When we embark on these unknown trails, we inevitably transform into people with arsenals of unexpected and uncanny talents. The dilemma in the depths of Gemini Man’s ice moon leads to enhancements for Mega Man; this proves to be a rehearsal for Pane’s story of how he “stumbled” from MFA candidate, to English professor, to digital humanist. Pane treats his reader to a retrospective of Mega Man 3’s transformative potential in the form of a course entitled “The Critical Discourse of Video Games”:
When I printed out the syllabus before the first day, it didn’t just feel like the culmination of everything I’ve been working on since reading Ian Bogost or Janet Murray. It felt like the natural result of my entire life [. . .] dating back to 1991, when I first paired my copy of Nintendo Power with a rented Mega Man 3 cart. Viewed this way, the story behind Mega Man 3 isn’t solely about the game or the dev team or retro game collecting. It’s my origin story too, of how I came to be.

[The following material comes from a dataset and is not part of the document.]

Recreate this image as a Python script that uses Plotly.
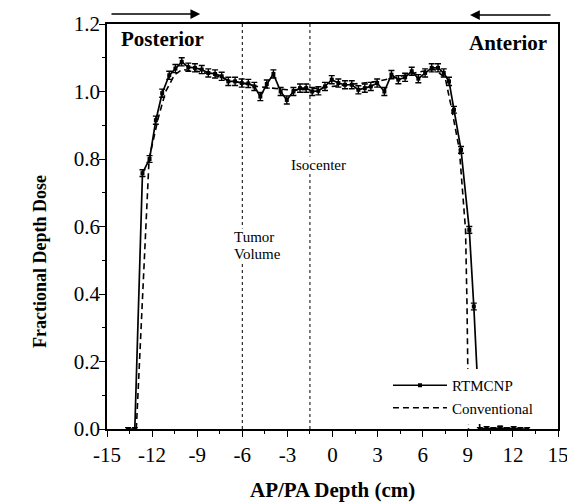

This is the marvel of Pane’s slender book on the Blue Bomber. He derives origin stories from a game with a skeletal plot that would make creative writing undergrads balk. His glosses of Mega Man 3’s gameplay are honed metaphors for the woes of a Nintendo generation entering an adulthood marred by crippling school debt and bleak job prospects. Here, Pane has penned incisive criticism that enhances its 8-bit source material. Moreover, his book urges us to pick up the NES controller, press power, and discover our own route through an uncertain future—alongside Mega Man, of course.
Patrick Thomas Henry is the fiction and poetry editor for Modern Language Studies. His short fiction, poetry, and reviews have appeared in Green Briar Review, Revolution House, Sugar House Review, Necessary Fiction, and other publications. He lives in Alexandria, VA, with his wife and their cat.